» Exercise brief:
Please copy out exactly, and only, the lines between the line with "Output the Python" and the line with "yscale = alt.Scale(domain=[0.26, 0.266], nice=False, zero=False)", both included. Pictures are to be omitted.

» Raw data:
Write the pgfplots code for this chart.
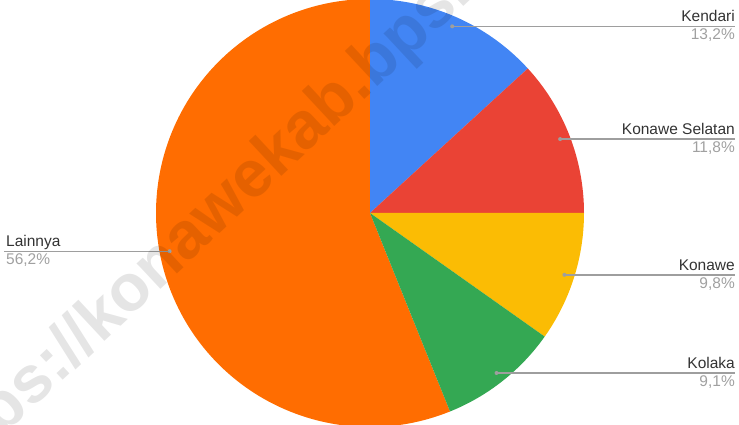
\documentclass[border=0pt]{standalone}
\usepackage{pgfplots}
\pgfplotsset{compat=1.18}
\usepackage{fontspec}
\setmainfont{Liberation Sans}

\definecolor{cBlue}{HTML}{4285F4}
\definecolor{cRed}{HTML}{EA4335}
\definecolor{cYellow}{HTML}{FBBC04}
\definecolor{cGreen}{HTML}{34A853}
\definecolor{cOrange}{HTML}{FF6D01}
\definecolor{cName}{HTML}{333333}
\definecolor{cPct}{HTML}{A0A0A0}
\definecolor{cLine}{HTML}{9E9E9E}

% pie centre and radius, in axis units (1 unit = 1pt)
\def\cx{370}\def\cy{212}\def\R{214pt}

% #1 start (percent), #2 value (percent), #3 colour
\newcommand{\slice}[3]{%
  \fill[#3] (axis cs:\cx,\cy) -- ++({90-3.6*(#1)}:\R)
    arc[start angle={90-3.6*(#1)}, delta angle={-3.6*(#2)}, radius=\R] -- cycle;}

% #1 start, #2 value, #3 name, #4 percent label  (labels on the right)
\newcommand{\rlabel}[4]{%
  \path (axis cs:\cx,\cy) ++({90-3.6*((#1)+(#2)/2)}:204pt) coordinate (d);
  \draw[cLine, line width=1.4pt] (d) -- (d -| {axis cs:735,0}) coordinate (e);
  \fill[cLine] (d) circle (2pt);
  \node[anchor=base east, inner sep=0pt, text=cName, yshift=4.5pt] at (e) {#3};
  \node[anchor=base east, inner sep=0pt, text=cPct, yshift=-13.5pt] at (e) {#4};}

\begin{document}
\begin{tikzpicture}
\useasboundingbox (0,0) rectangle (739pt,425pt);
\clip (0,0) rectangle (739pt,425pt);
\begin{axis}[
  scale only axis, width=739pt, height=425pt,
  xmin=0, xmax=739, ymin=0, ymax=425,
  hide axis, clip=false,
  font=\fontsize{15.5}{17}\selectfont,
]
% Lainnya first, so that the others lie on top of it
\slice{43.9}{56.2}{cOrange}
\slice{0}{13.2}{cBlue}
\slice{13.2}{11.8}{cRed}
\slice{25.0}{9.8}{cYellow}
\slice{34.8}{9.1}{cGreen}

\rlabel{0}{13.2}{Kendari}{13,2\%}
\rlabel{13.2}{11.8}{Konawe Selatan}{11,8\%}
\rlabel{25.0}{9.8}{Konawe}{9,8\%}
\rlabel{34.8}{9.1}{Kolaka}{9,1\%}

% Lainnya, label on the left
\path (axis cs:\cx,\cy) ++({90-3.6*(43.9+56.2/2)}:204pt) coordinate (d);
\draw[cLine, line width=1.4pt] (d) -- (d -| {axis cs:4,0}) coordinate (e);
\fill[cLine] (d) circle (2pt);
\node[anchor=base west, inner sep=0pt, text=cName, yshift=4.5pt, xshift=2pt] at (e) {Lainnya};
\node[anchor=base west, inner sep=0pt, text=cPct, yshift=-13.5pt, xshift=2pt] at (e) {56,2\%};

% watermark
\node[rotate=43, anchor=base west, inner sep=0pt, text=black, opacity=0.1,
  font=\bfseries\fontsize{66}{66}\selectfont] at (axis cs:-60,-70) {https://konawekab.bps.go.id};
\end{axis}
\end{tikzpicture}
\end{document}
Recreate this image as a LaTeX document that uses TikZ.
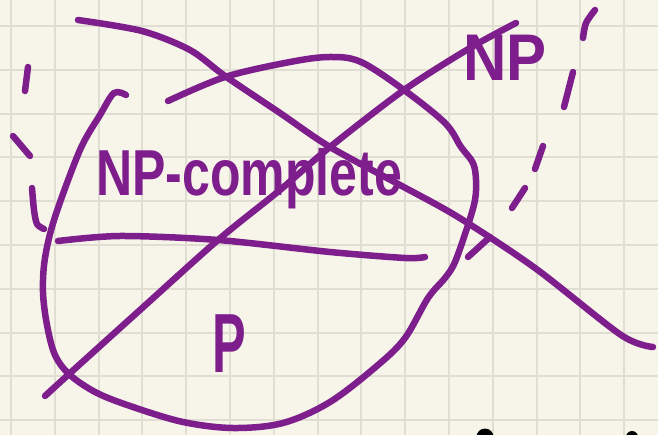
\documentclass[tikz,border=0pt]{standalone}
\usepackage{fontspec}
\setmainfont{Liberation Sans}
\begin{document}
\begin{tikzpicture}[x=1pt,y=-1pt,
  pen/.style={draw=inkpurple,line width=6.5pt,line cap=round,line join=round},
  gridline/.style={draw=gridgray,line width=2pt},
  ink/.style={text=inkpurple,inner sep=0pt}]
\definecolor{inkpurple}{RGB}{125,30,140}
\definecolor{paper}{RGB}{247,245,234}
\definecolor{gridgray}{RGB}{224,222,210}
\useasboundingbox (0,0) rectangle (658,435);
\clip (0,0) rectangle (658,435);
\fill[paper] (0,0) rectangle (658,435);
% grid
\foreach \i in {0,...,14} \draw[gridline] ({11+43.8*\i},0) -- ({11+43.8*\i},435);
\foreach \j in {0,...,9} \draw[gridline] (0,{26+43.8*\j}) -- (658,{26+43.8*\j});
% black marks at bottom
\fill[black] (485,437) circle (8.5);
\fill[black] (632,437) circle (6);
% oval (NP region)
\draw[pen] plot[smooth,tension=0.55] coordinates {(126,95) (114,93) (100,115) (80,150) (55,217) (45,258) (43,292) (47,325) (55,355) (70,375) (97,393) (133,407) (183,422) (233,428) (283,423) (330,402) (378,365) (405,338) (428,298) (445,278) (455,262) (468,225) (475,200) (476,180) (473,163) (461,147) (445,123) (404,90) (361,62) (330,57) (290,62) (225,77) (168,101)};
% horizontal divider
\draw[pen] plot[smooth,tension=0.5] coordinates {(58,241) (120,236) (218,240) (330,252) (405,258) (425,257)};
% crossing lines
\draw[pen] plot[smooth,tension=0.5] coordinates {(78,20) (142,31) (190,50) (225,76) (280,113) (330,147) (400,185) (458,217) (535,268) (621,335) (653,347)};
\draw[pen] plot[smooth,tension=0.5] coordinates {(45,396) (68,375) (140,310) (218,240) (280,190) (330,147) (404,90) (470,48) (516,23)};
\draw[pen] (468,257) -- (490,237);
% right dashed arc
\draw[pen] plot[smooth] coordinates {(595,10) (586,23) (583,38)};
\draw[pen] (573,72) -- (564,107);
\draw[pen] (543,146) -- (535,169);
\draw[pen] (525,188) -- (512,208);
% left dashed arc
\draw[pen] (28,67) -- (25,91);
\draw[pen] (13,136) -- (30,156);
\draw[pen] plot[smooth] coordinates {(32,188) (34,210) (37,224) (44,229)};
% labels
\node[ink,anchor=base west,font=\bfseries\fontsize{50}{56}\selectfont] (npc) at (96,196) {\scalebox{1}[1.3]{NP-complete}};
\node[ink,anchor=base,font=\bfseries\fontsize{84}{90}\selectfont] (p) at (229,372) {\scalebox{0.6}[1]{P}};
\node[ink,anchor=base,font=\bfseries\fontsize{60}{66}\selectfont] (np) at (505,81) {\scalebox{1}[1.1]{NP}};
\end{tikzpicture}
\end{document}
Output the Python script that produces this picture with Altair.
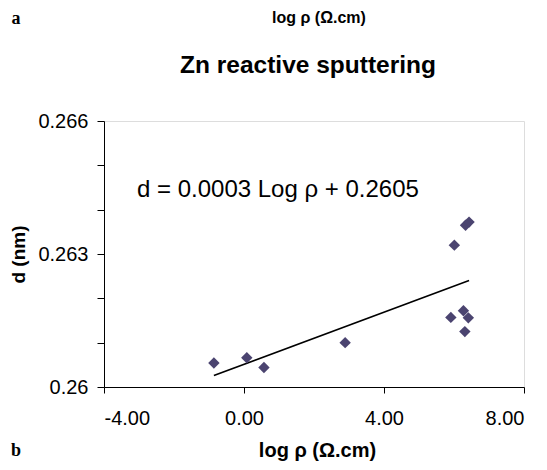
import altair as alt
import pandas as pd

# Data
log_rho = [-0.86, 0.08, 0.57, 2.89, 5.91, 6.27, 6.41, 6.31, 6.01, 6.33, 6.43]
d_nm = [0.26054, 0.26066, 0.26044, 0.26100, 0.26157, 0.26172, 0.26156, 0.26125, 0.26320, 0.26365, 0.26372]

fit_x = [-0.86, 6.43]
fit_y = [0.26026, 0.26240]

x_ticks = [-4, 0, 4, 8]
y_ticks = [0.260, 0.261, 0.262, 0.263, 0.264, 0.265, 0.266]

pts = pd.DataFrame({"x": log_rho, "y": d_nm})
fit = pd.DataFrame({"x": fit_x, "y": fit_y})

FONT = "Liberation Sans"

xscale = alt.Scale(domain=[-4, 8], nice=False, zero=False)
yscale = alt.Scale(domain=[0.26, 0.266], nice=False, zero=False)

xaxis = alt.Axis(
    values=x_ticks, grid=False, tickSize=6, tickColor="black", domainColor="black",
    labelExpr="replace(format(datum.value, '.2f'), '\u2212', '-')",
    labelFontSize=20, labelFont=FONT, labelColor="black", labelPadding=15,
    title="log \u03c1 (\u03a9.cm)", titleFont=FONT, titleFontSize=20, titleFontWeight="bold",
    titleColor="black", titleX=213, titleY=69, titleBaseline="alphabetic", titleAlign="center",
)
yaxis = alt.Axis(
    values=y_ticks, grid=False, tickSize=7, tickColor="black", domainColor="black",
    labelExpr="abs((datum.value*1000-260)/3 - round((datum.value*1000-260)/3)) < 0.01 ? format(datum.value, '.3~f') : ''",
    labelFontSize=20, labelFont=FONT, labelColor="black", labelPadding=9,
    title="d (nm)", titleFont=FONT, titleFontSize=19, titleFontWeight="bold",
    titleColor="black", titleX=-80, titleY=133, titleAngle=-90,
    titleBaseline="alphabetic", titleAlign="center",
)

points = alt.Chart(pts).mark_point(shape="diamond", filled=True, size=130, color="#4B4470", opacity=1).encode(
    x=alt.X("x:Q", scale=xscale, axis=xaxis),
    y=alt.Y("y:Q", scale=yscale, axis=yaxis),
)

line = alt.Chart(fit).mark_line(color="black", strokeWidth=1.6).encode(
    x=alt.X("x:Q", scale=xscale),
    y=alt.Y("y:Q", scale=yscale),
)

def label(txt, x, y, size, weight="normal", font=FONT, align="center"):
    return alt.Chart(pd.DataFrame({"t": [txt]})).mark_text(
        fontSize=size, fontWeight=weight, font=font, align=align, baseline="alphabetic", color="black"
    ).encode(x=alt.value(x), y=alt.value(y), text="t:N")

equation = label("d = 0.0003 Log \u03c1 + 0.2605", 33, 76, 24, align="left")
title = label("Zn reactive sputtering", 204, -48, 24.5, weight="bold")
top_lbl = label("log \u03c1 (\u03a9.cm)", 215, -98, 16, weight="bold")
a_lbl = label("a", -88, -97, 18, weight="bold", font="Liberation Serif")
b_lbl = label("b", -88, 335, 18, weight="bold", font="Liberation Serif")

chart = alt.layer(line, points, equation, title, top_lbl, a_lbl, b_lbl).properties(
    width=420, height=266,
    autosize=alt.AutoSizeParams(type="none"),
    padding={"left": 96, "top": 113, "right": 15, "bottom": 83},
).configure_view(stroke="#a0a0a0", strokeWidth=1.2).configure(background="white")

chart.save("out.html", embed_options={"renderer": "svg", "actions": False})
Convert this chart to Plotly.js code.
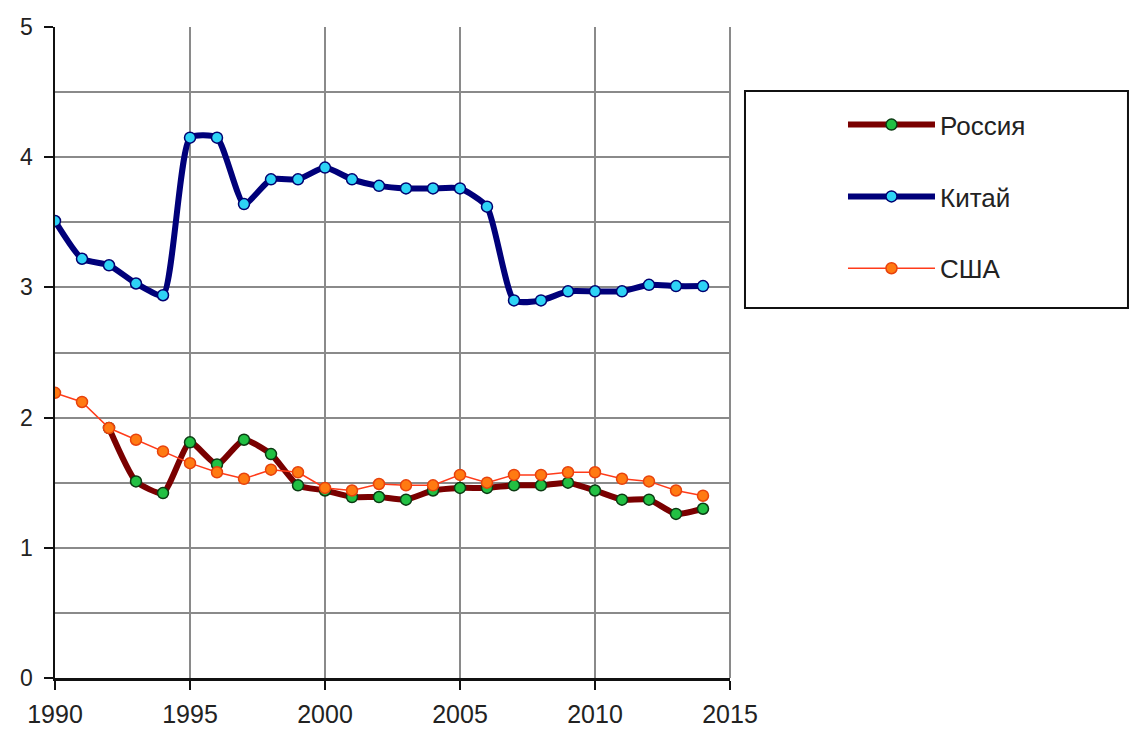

» Solution for this problem:
Output the Python script that produces this picture with Altair.
import altair as alt
import pandas as pd

# Data
log_rho = [-0.86, 0.08, 0.57, 2.89, 5.91, 6.27, 6.41, 6.31, 6.01, 6.33, 6.43]
d_nm = [0.26054, 0.26066, 0.26044, 0.26100, 0.26157, 0.26172, 0.26156, 0.26125, 0.26320, 0.26365, 0.26372]

fit_x = [-0.86, 6.43]
fit_y = [0.26026, 0.26240]

x_ticks = [-4, 0, 4, 8]
y_ticks = [0.260, 0.261, 0.262, 0.263, 0.264, 0.265, 0.266]

pts = pd.DataFrame({"x": log_rho, "y": d_nm})
fit = pd.DataFrame({"x": fit_x, "y": fit_y})

FONT = "Liberation Sans"

xscale = alt.Scale(domain=[-4, 8], nice=False, zero=False)
yscale = alt.Scale(domain=[0.26, 0.266], nice=False, zero=False)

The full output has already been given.